Assess the need. Before you discipline, look to find out if the child has an unmet need. Feed the need and you may eliminate or lessen the negative behavior. I recently asked a foster child, “Why did you do that? Is there something sad in your heart?” To which she replied, “No, there is something wrong in my tummy.” It turned out, she was just in need of a snack.

Consider Developmental Levels. Parent towards your child’s developmental age rather than their chronological age. Children who have been traumatized, are often delayed in their social and/or emotional development. It’s important that you know the accurate developmental age of the child you are caring for, as you will find yourself less frustrated if your expectations are more “age” appropriate. It’s also important to note that children can often catch up in their development age when they are able to be re-parented through missed stages.

Give Choices. Give your child a sense of control through choice giving. Trying to win control of children who have been victimized often causes them to fight back or shut down. Restrain your desire to control your child and work on empowering them to make good choices.

Natural and Logical Consequences. Increasing predictability for kids will ease their anxiety, so utilize natural or logical consequences when possible. Natural consequences include the negative reactions your child may receive from others when they choose to not brush their teeth or decide to wear the same outfit three days in a row. Rather than having a power struggle over these choices, you allow them to experience the negative reactions of others. For an older child, it might mean letting them miss their ride somewhere when they are not ready on time without bailing them out or fixing the problem. Likewise, logical consequences are ways of matching consequences to behaviors. For instance, if your child chooses to break something when angry, s/he has to repair the item or earn money to pay for it. These types of consequences will make more sense to your child and develop their logic while also helping you to keep consequences appropriate when tempted to overreact.

Use Incentive Systems. When considering chronic behavior problems or times of day where a child struggles, consider implementing a reward system for good behavior. Make sure your system is realistic for your child so that it is a successful experience. The goal is for the child to get attention and reinforcement for positive rather than negative behaviors.

Disengage. Often we unconsciously reinforce children’s behaviors by giving them lots of negative attention. Purposefully ignoring a negative behavior can be a powerful tool. Remember to ignore the behavior not the child. Brains that are calm, hear words and logic better, so practice skills and talk about problems when your child is calm—not when they’re acting out.

Time Ins versus Time Outs. Time for our brains and bodies to relax will help us all make better decisions. While some kids thrive with the limited stimulation of a time out, kids with abandonment/attachment issues may respond poorly to being “sent away.” Try a “time in,” where you are present with the child while they take a break in a designated safe spot.

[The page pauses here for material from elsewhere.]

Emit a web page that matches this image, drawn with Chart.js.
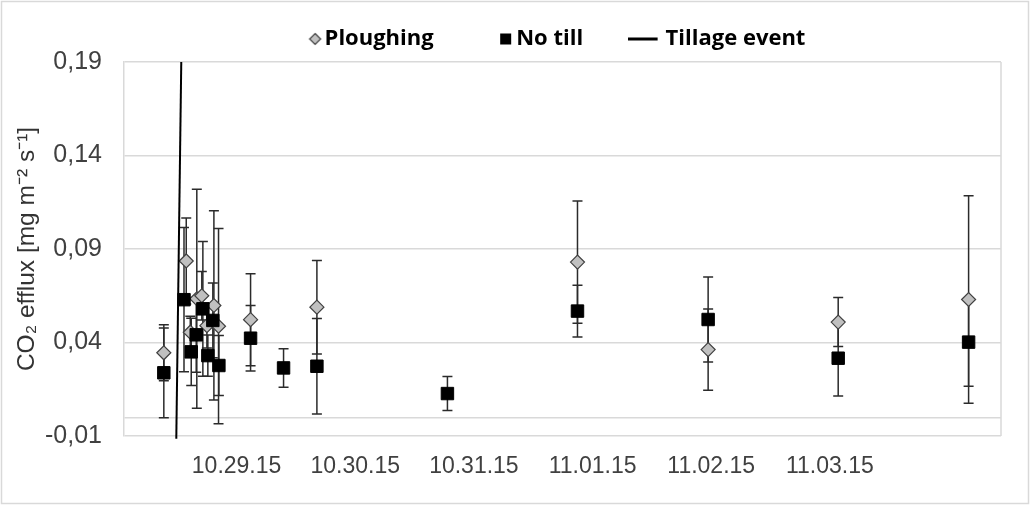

Keep Calm. Don’t buy into everything your child says. Traumatized kids are master button pushers who expect you to lose emotional control. Practice an even and unruffled manner of implementing consequences. Let the wild comments go without reacting to them. Set limits but do not engage in too much talking during discipline. Remember the truth, all kids want to be loved unconditionally and they thrive with clear, loving limits, regardless of what they are telling you.

Carry On. When I meet with the parents of traumatized kids, they often share how they feel like failures, are ashamed of their own reactions towards their child and how they sometimes just want to give up. Remember, it can get better! Be sure to seek feedback and encouragement. Be open to trying something new. And give yourself breaks and grace so you can stay fresh. The hardest thing in parenting is letting go of having total control over your life and staying away from resentment. So keep moving forward in love. Every. Single. Day. Consistency will do wonders. Pick a reasonable plan of action and remember to run this parenting race like a marathon, not a sprint. Through your consistent care and fair discipline, you are reorienting your child’s very view of the world. Amazingly, as you do the work to keep a soft heart, they are doing the same for you.